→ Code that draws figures
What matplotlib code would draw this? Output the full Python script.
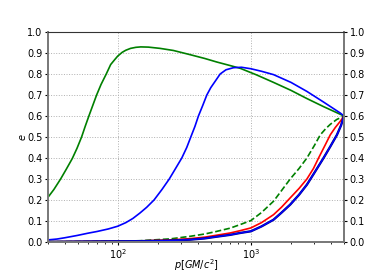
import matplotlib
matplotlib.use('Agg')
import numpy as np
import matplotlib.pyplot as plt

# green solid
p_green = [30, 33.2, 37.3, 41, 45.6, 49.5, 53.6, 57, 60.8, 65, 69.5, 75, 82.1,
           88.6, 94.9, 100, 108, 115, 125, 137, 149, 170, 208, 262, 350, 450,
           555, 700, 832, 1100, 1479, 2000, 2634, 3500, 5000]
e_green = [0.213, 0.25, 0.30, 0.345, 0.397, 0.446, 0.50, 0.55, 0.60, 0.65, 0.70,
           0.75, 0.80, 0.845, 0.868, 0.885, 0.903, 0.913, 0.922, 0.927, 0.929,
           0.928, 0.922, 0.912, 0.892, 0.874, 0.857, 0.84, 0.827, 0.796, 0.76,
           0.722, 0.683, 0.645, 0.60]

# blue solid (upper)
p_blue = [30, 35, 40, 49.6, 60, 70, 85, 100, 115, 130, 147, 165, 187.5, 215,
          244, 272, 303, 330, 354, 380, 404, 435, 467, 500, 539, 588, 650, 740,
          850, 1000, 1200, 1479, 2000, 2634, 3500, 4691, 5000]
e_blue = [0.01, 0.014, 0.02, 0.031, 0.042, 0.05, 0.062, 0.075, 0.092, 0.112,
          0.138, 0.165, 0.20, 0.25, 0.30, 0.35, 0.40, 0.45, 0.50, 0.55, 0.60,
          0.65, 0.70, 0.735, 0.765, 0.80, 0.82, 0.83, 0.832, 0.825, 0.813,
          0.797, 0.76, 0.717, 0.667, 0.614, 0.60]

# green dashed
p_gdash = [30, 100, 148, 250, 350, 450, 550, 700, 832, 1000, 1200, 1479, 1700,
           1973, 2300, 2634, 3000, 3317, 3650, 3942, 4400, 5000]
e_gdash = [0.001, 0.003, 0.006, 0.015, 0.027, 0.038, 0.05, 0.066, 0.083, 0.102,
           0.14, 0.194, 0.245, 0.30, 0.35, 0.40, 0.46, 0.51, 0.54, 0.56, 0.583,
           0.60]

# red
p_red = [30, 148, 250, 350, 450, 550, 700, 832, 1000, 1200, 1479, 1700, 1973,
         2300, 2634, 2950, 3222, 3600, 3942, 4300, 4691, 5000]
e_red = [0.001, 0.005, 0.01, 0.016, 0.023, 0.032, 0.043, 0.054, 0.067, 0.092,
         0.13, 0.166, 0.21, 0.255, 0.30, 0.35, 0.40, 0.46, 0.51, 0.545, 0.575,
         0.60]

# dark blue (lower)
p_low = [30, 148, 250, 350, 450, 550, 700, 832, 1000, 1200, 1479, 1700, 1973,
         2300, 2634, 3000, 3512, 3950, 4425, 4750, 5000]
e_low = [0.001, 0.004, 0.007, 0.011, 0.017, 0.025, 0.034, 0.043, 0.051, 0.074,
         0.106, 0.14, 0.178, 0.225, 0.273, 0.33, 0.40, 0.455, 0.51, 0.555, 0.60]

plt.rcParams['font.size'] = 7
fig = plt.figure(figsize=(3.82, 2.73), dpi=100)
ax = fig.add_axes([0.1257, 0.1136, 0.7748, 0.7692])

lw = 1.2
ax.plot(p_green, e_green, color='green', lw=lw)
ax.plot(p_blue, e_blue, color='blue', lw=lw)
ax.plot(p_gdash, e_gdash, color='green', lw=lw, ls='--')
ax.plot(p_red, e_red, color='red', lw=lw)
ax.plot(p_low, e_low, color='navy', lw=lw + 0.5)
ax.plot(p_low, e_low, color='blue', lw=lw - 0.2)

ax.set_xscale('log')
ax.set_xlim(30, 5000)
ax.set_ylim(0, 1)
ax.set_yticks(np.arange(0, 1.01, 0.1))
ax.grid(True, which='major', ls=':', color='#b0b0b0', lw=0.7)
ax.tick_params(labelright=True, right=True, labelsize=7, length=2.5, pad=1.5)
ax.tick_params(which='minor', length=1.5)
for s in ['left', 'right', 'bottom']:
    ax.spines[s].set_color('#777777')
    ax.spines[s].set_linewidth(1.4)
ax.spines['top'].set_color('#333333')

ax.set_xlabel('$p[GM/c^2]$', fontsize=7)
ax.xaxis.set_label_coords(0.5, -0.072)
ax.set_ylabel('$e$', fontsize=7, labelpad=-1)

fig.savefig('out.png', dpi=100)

...

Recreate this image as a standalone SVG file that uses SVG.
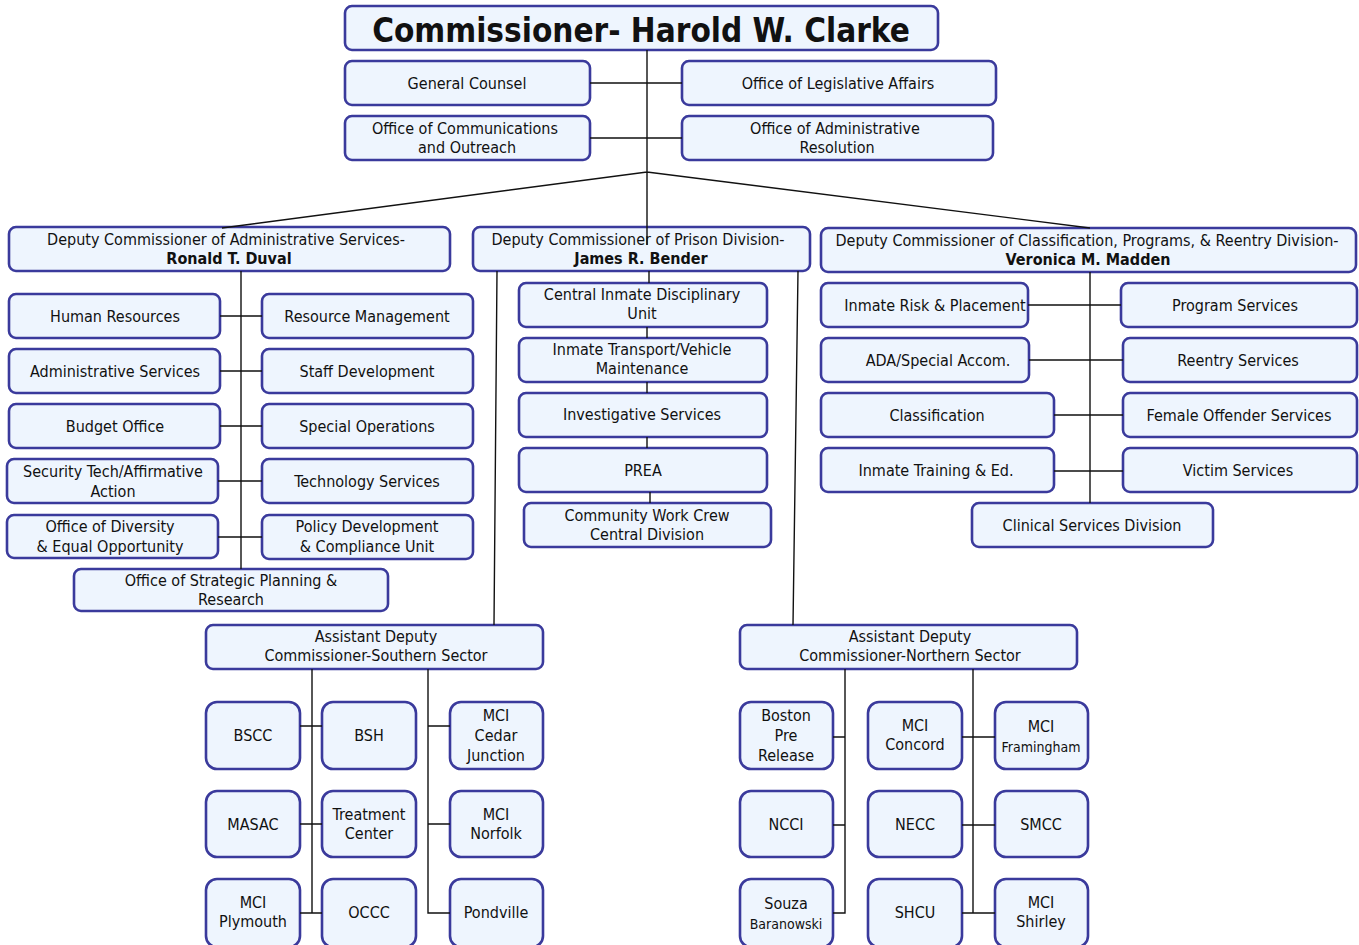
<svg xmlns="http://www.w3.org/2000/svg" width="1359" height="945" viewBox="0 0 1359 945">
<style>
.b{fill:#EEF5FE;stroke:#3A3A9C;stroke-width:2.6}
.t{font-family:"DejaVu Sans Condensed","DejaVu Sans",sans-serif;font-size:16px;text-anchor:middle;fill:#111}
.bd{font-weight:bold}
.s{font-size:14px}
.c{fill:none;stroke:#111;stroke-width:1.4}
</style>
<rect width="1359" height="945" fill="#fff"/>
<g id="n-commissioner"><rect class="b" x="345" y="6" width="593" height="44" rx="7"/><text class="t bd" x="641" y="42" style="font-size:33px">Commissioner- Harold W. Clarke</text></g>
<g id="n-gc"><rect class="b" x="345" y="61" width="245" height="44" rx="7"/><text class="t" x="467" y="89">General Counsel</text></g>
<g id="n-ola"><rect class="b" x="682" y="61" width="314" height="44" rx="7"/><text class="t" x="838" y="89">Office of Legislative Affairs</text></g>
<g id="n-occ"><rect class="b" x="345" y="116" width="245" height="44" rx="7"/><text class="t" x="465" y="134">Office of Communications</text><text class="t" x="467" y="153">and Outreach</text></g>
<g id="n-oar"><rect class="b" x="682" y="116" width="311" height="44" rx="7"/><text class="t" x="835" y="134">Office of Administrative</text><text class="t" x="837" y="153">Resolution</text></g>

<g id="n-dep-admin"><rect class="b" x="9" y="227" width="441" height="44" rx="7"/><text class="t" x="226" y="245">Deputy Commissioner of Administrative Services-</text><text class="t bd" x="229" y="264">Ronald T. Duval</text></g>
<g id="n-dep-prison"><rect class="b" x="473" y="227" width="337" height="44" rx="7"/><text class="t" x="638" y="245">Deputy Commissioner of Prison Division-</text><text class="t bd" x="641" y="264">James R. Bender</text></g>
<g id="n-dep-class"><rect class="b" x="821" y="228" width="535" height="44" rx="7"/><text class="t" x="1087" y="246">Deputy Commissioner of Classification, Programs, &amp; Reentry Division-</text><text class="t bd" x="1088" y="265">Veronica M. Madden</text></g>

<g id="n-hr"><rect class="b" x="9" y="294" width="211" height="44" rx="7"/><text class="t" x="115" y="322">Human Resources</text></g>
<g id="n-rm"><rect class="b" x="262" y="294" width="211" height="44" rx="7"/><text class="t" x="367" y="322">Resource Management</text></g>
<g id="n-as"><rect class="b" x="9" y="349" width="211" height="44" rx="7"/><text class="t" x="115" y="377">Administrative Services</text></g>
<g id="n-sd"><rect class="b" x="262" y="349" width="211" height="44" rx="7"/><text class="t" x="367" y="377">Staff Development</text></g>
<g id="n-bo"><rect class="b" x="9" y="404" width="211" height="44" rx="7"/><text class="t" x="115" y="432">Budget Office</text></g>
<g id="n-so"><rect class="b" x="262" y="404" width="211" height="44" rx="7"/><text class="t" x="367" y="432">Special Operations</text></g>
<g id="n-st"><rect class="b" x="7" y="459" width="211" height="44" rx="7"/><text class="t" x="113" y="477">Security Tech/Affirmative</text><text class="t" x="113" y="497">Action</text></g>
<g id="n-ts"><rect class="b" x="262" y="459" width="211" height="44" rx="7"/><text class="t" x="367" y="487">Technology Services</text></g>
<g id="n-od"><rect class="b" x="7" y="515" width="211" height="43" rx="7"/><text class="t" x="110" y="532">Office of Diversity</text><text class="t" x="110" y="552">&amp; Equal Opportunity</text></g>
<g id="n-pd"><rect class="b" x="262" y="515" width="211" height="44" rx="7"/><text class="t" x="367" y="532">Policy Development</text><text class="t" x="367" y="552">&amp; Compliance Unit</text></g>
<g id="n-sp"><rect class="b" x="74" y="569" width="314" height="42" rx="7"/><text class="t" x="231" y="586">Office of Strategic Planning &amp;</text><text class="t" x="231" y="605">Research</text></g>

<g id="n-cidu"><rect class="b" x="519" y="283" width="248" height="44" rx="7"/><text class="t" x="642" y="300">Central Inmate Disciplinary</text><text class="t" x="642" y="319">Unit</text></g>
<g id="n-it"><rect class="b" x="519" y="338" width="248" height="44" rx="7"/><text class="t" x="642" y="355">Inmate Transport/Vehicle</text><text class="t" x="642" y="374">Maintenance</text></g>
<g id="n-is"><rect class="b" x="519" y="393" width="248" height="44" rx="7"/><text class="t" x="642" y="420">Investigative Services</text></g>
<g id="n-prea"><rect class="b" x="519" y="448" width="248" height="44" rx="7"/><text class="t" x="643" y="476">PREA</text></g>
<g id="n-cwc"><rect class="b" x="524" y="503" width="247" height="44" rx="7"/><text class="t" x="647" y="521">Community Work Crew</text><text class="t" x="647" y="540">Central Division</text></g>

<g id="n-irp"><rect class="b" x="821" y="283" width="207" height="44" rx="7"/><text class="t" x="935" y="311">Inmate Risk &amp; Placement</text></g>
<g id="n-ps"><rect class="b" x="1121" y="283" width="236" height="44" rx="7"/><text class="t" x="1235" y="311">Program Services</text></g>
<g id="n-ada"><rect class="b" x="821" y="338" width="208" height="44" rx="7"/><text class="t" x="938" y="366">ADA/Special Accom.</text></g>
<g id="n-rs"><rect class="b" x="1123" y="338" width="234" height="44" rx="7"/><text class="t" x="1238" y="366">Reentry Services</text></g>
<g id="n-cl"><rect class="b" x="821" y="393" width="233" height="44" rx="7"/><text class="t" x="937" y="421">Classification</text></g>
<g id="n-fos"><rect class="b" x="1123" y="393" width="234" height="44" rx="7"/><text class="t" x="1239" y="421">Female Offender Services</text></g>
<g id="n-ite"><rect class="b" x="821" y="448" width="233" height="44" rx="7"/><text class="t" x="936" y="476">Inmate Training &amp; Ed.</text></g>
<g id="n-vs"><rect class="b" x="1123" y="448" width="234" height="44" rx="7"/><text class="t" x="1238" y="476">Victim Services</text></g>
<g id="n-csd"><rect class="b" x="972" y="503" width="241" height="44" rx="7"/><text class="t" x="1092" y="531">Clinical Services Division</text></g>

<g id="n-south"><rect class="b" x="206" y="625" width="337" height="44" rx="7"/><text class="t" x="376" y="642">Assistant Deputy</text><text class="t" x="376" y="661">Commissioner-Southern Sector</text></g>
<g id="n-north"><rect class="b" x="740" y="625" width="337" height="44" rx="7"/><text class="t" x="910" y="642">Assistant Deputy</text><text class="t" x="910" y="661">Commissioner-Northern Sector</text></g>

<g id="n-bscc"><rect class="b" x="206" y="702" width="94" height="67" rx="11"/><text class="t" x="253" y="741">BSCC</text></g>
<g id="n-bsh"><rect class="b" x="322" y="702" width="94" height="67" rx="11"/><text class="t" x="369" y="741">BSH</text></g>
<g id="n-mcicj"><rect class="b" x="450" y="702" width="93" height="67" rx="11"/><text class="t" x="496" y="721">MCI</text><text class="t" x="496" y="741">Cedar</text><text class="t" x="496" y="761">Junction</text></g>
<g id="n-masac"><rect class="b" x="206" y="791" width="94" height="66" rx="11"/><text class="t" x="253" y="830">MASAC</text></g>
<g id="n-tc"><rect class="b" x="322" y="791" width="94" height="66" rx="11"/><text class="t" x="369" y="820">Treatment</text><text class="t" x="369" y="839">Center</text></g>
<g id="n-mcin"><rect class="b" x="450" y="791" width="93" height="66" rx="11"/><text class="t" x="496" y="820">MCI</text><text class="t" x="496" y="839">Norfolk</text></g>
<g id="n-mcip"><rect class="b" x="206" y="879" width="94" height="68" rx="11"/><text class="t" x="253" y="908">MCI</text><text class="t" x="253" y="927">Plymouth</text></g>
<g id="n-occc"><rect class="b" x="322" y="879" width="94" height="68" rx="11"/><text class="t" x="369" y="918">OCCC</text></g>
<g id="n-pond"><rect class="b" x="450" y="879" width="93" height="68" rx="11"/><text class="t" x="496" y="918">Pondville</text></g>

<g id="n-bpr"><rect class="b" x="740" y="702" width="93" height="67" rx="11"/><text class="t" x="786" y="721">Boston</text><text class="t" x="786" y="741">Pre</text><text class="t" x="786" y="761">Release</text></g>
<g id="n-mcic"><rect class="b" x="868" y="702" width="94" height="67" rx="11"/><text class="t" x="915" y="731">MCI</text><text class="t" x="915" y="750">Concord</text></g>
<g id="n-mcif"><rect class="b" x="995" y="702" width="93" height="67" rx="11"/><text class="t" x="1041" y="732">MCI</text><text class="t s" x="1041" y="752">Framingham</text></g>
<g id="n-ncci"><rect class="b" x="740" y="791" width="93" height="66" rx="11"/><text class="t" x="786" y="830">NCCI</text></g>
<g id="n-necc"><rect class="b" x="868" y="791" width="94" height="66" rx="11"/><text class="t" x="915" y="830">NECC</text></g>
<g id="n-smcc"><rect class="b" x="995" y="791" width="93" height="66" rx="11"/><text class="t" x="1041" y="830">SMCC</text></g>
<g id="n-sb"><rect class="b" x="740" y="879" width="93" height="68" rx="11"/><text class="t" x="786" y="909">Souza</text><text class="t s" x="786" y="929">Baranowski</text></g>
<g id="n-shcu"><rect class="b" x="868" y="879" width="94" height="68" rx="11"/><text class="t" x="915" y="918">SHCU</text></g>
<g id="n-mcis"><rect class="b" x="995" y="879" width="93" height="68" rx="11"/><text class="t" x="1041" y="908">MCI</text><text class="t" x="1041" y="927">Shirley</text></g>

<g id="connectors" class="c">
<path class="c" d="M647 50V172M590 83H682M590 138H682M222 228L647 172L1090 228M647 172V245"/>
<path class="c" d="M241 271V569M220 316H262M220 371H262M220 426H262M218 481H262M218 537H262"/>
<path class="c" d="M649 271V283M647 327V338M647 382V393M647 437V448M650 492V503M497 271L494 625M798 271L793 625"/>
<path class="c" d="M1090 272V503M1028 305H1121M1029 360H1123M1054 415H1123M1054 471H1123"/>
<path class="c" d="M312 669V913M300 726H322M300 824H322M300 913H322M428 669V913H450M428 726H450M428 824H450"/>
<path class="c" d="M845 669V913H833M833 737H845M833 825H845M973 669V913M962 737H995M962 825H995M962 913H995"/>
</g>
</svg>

→ Aim
Your task is to reproduce only the lines from the one with "What matplotlib code" through the one with "import matplotlib.pyplot as plt", keeping both ends. Skip every picture.

→ Reply
What matplotlib code would draw this? Output the full Python script.
import matplotlib
matplotlib.use('Agg')
import numpy as np
import matplotlib.pyplot as plt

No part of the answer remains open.